The Death of the Barista and the Birth of the Community
We’ve spent two days recently at the newly revamped and relaunched Caffe Culture show at The Business Design Centre in Islington. It was a fantastic rebirth onto the coffee calendar after being absent for 2017.
Over the course of the show, we talked to hundreds of potential coffee shop owners, discovered some new and exciting suppliers, as well as catching up with some old friends.
Both Claire & I were onstage talking about how to find the perfect site to open a coffee shop and the 13 reasons why coffee shops fail. We also spent time on the Boughton’s Coffee House Magazine stand, supporting their pop-up advice centre.
In between, we caught as many presentations as we could, delivered by a who’s who of the UK coffee scene.
The first order of proceedings was about “The Death of the Barista“.
Or the death of the barista caused by the development of automation where coffee machines can regulate all the variable temperatures, pressures, weights, and grind, without human intervention, to produce a consistently good cup of coffee.
The panel was hosted by the titans of the coffee industry; Nick Maby of Q Graders Coffee and Maxwell Colona Dashwood of Colona Coffee.
After a lively discussion, all parties came to an agreement that:
- Automation will improve the quality and consistency of coffee produced by the typical busy cafe, so making the barista able to deliver a higher quality cup of coffee.
- The role of a barista in a speciality coffee shop will evolve. They will be like a concert violinist playing a Stradivarius and be able to fine tune the coffee shot like never before, able to control and analyse every aspect of the extraction process immediately.

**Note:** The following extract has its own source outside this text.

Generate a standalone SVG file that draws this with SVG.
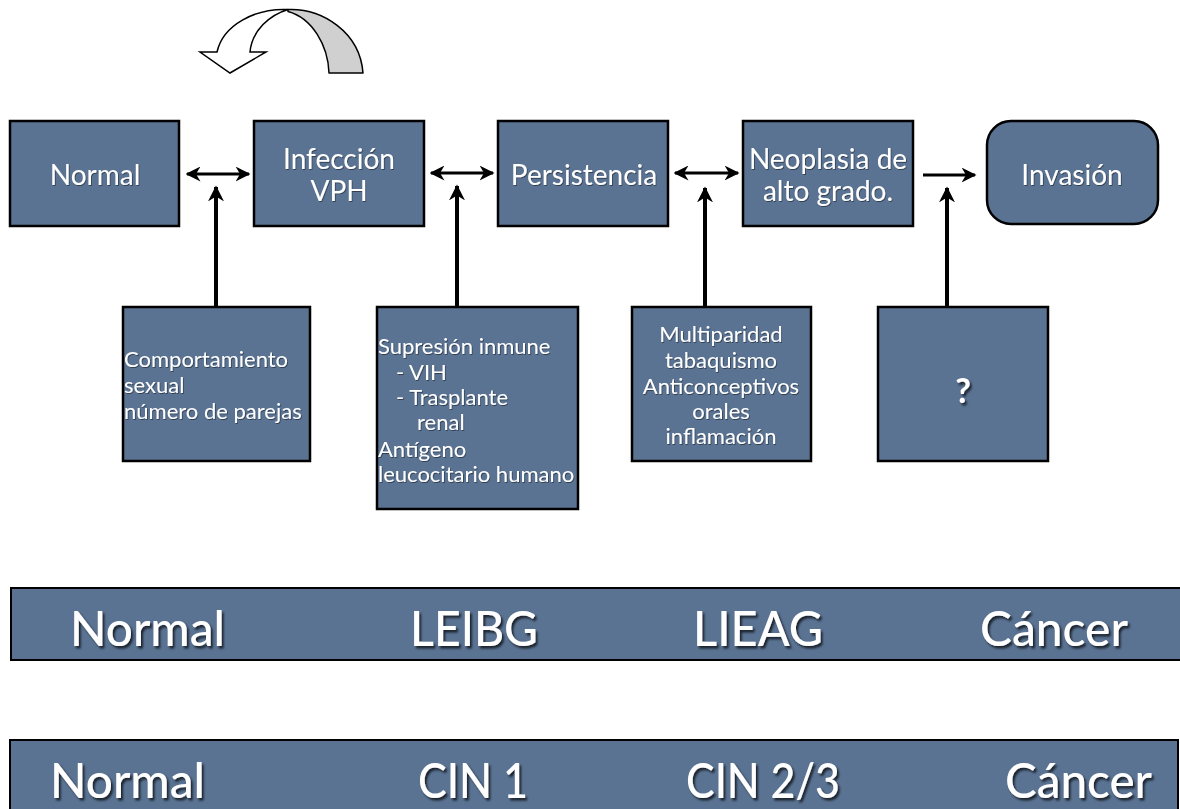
<svg xmlns="http://www.w3.org/2000/svg" width="1180" height="809" viewBox="0 0 1180 809">
<style>
.box{fill:#5a7393;stroke:#000;stroke-width:2.5}
.band{fill:#5a7393;stroke:#000;stroke-width:2}
.t{font-family:Lato,"Open Sans","Liberation Sans",sans-serif;fill:#fff}
.big{font-size:28px;text-anchor:middle}
.sm{font-size:22px}
.mid{text-anchor:middle}
.bt{font-size:48px;font-weight:500}
.con{stroke:#000;fill:none}
</style>
<defs>
<marker id="ah" viewBox="0 0 10 10" refX="9" refY="5" markerWidth="5" markerHeight="5" orient="auto-start-reverse" markerUnits="strokeWidth">
<path d="M0,0 L10,5 L0,10 L3,5 Z" fill="#000"/>
</marker>
<marker id="av" viewBox="0 0 10 10" refX="9" refY="5" markerWidth="4" markerHeight="4" orient="auto" markerUnits="strokeWidth">
<path d="M0,0 L10,5 L0,10 L3,5 Z" fill="#000"/>
</marker>
<filter id="sh" x="-10%" y="-20%" width="130%" height="150%">
<feDropShadow dx="2" dy="2.5" stdDeviation="1" flood-color="#000" flood-opacity="0.7"/>
</filter>
<filter id="sh2" x="-10%" y="-20%" width="130%" height="150%">
<feDropShadow dx="0.8" dy="1" stdDeviation="0.6" flood-color="#000" flood-opacity="0.45"/>
</filter>
</defs>

<g id="uturn-arrow">
<path d="M288,9.5 C322,8 360,32 363,73 L329,73 C328,45 312,18 288,11.5 Z" fill="#d0d0d0" stroke="#000" stroke-width="1.5" stroke-linejoin="round"/>
<path d="M217,52 C223,25 255,8 288,9.5 C270,15 252,30 250,52 L266,52 L230,73 L200,52 Z" fill="#fff" stroke="#000" stroke-width="1.5" stroke-linejoin="miter"/>
</g>

<g id="connectors">
<line class="con" x1="187" y1="174" x2="249" y2="174" stroke-width="3" marker-start="url(#ah)" marker-end="url(#ah)"/>
<line class="con" x1="431" y1="173" x2="493" y2="173" stroke-width="3" marker-start="url(#ah)" marker-end="url(#ah)"/>
<line class="con" x1="675" y1="173" x2="738" y2="173" stroke-width="3" marker-start="url(#ah)" marker-end="url(#ah)"/>
<line class="con" x1="923" y1="175" x2="975" y2="175" stroke-width="3" marker-end="url(#ah)"/>
<line class="con" x1="216" y1="307" x2="216" y2="187" stroke-width="4" marker-end="url(#av)"/>
<line class="con" x1="457" y1="307" x2="457" y2="186" stroke-width="4" marker-end="url(#av)"/>
<line class="con" x1="705" y1="307" x2="705" y2="188" stroke-width="4" marker-end="url(#av)"/>
<line class="con" x1="947" y1="307" x2="947" y2="188" stroke-width="4" marker-end="url(#av)"/>
</g>

<g id="normal">
<rect class="box" x="10" y="121" width="169" height="105"/>
<text class="t big" x="95" y="185" filter="url(#sh2)">Normal</text>
</g>
<g id="infeccion">
<rect class="box" x="254" y="121" width="170" height="105"/>
<text class="t big" x="339" y="169" filter="url(#sh2)">Infección</text>
<text class="t big" x="339" y="201" filter="url(#sh2)">VPH</text>
</g>
<g id="persistencia">
<rect class="box" x="498" y="121" width="170" height="105"/>
<text class="t big" x="584" y="185" filter="url(#sh2)">Persistencia</text>
</g>
<g id="neoplasia">
<rect class="box" x="743" y="121" width="170" height="105"/>
<text class="t big" x="828" y="169" filter="url(#sh2)">Neoplasia de</text>
<text class="t big" x="828" y="201" filter="url(#sh2)">alto grado.</text>
</g>
<g id="invasion">
<rect class="box" x="987" y="121" width="171" height="103" rx="24" ry="24"/>
<text class="t big" x="1072" y="185" filter="url(#sh2)">Invasión</text>
</g>

<g id="comportamiento">
<rect class="box" x="123" y="307" width="187" height="154"/>
<text class="t sm" x="124" y="367" filter="url(#sh2)">Comportamiento</text>
<text class="t sm" x="124" y="393" filter="url(#sh2)">sexual</text>
<text class="t sm" x="124" y="419" filter="url(#sh2)">número de parejas</text>
</g>
<g id="supresion">
<rect class="box" x="377" y="307" width="201" height="202"/>
<text class="t sm" x="378" y="354" filter="url(#sh2)">Supresión inmune</text>
<text class="t sm" x="396" y="380" filter="url(#sh2)">-  VIH</text>
<text class="t sm" x="396" y="405" filter="url(#sh2)">-  Trasplante</text>
<text class="t sm" x="417" y="430" filter="url(#sh2)">renal</text>
<text class="t sm" x="378" y="457" filter="url(#sh2)">Antígeno</text>
<text class="t sm" x="378" y="482" filter="url(#sh2)">leucocitario humano</text>
</g>
<g id="multiparidad">
<rect class="box" x="632" y="307" width="179" height="154"/>
<text class="t sm mid" x="721" y="342" filter="url(#sh2)">Multiparidad</text>
<text class="t sm mid" x="721" y="368" filter="url(#sh2)">tabaquismo</text>
<text class="t sm mid" x="721" y="394" filter="url(#sh2)">Anticonceptivos</text>
<text class="t sm mid" x="721" y="419" filter="url(#sh2)">orales</text>
<text class="t sm mid" x="721" y="444" filter="url(#sh2)">inflamación</text>
</g>
<g id="desconocido">
<rect class="box" x="878" y="307" width="170" height="154"/>
<text class="t mid" x="963" y="403" font-size="34" font-weight="bold" filter="url(#sh)">?</text>
</g>

<g id="banda-leibg">
<rect class="band" x="11" y="588" width="1175" height="72"/>
<text class="t bt" x="70" y="646" textLength="155" lengthAdjust="spacingAndGlyphs" filter="url(#sh)">Normal</text>
<text class="t bt" x="410" y="646" textLength="128" lengthAdjust="spacingAndGlyphs" filter="url(#sh)">LEIBG</text>
<text class="t bt" x="693" y="646" textLength="130" lengthAdjust="spacingAndGlyphs" filter="url(#sh)">LIEAG</text>
<text class="t bt" x="980" y="646" textLength="148" lengthAdjust="spacingAndGlyphs" filter="url(#sh)">Cáncer</text>
</g>
<g id="banda-cin">
<rect class="band" x="10" y="740" width="1168" height="75"/>
<text class="t bt" x="50" y="798" textLength="155" lengthAdjust="spacingAndGlyphs" filter="url(#sh)">Normal</text>
<text class="t bt" x="418" y="798" textLength="110" lengthAdjust="spacingAndGlyphs" filter="url(#sh)">CIN 1</text>
<text class="t bt" x="686" y="798" textLength="154" lengthAdjust="spacingAndGlyphs" filter="url(#sh)">CIN 2/3</text>
<text class="t bt" x="1005" y="798" textLength="147" lengthAdjust="spacingAndGlyphs" filter="url(#sh)">Cáncer</text>
</g>
</svg>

- Automation will not replicate hospitality. A machine will not be able to engage a guest in conversation and make a personal connection in the way a human can. Remembering what they like to drink, how it’s made, where they went on holiday, the name of their kids & dog, as well as their everyday struggles.
We have always preached that the role of a coffee shop is not about selling coffee but about creating a community, a home away from home where you are welcomed by the hosts and fellow guests in equal measure.
In his book ‘The Great Good Place’ Ray Oldenburg describes a coffee shop as the heart of the community, an equal place where your status is irrelevant and where the conversation is the primary activity.
The barista plays such an important part in delivering the above, so with apologies to Mark Twain, “The report of the death of the barista is greatly exaggerated”.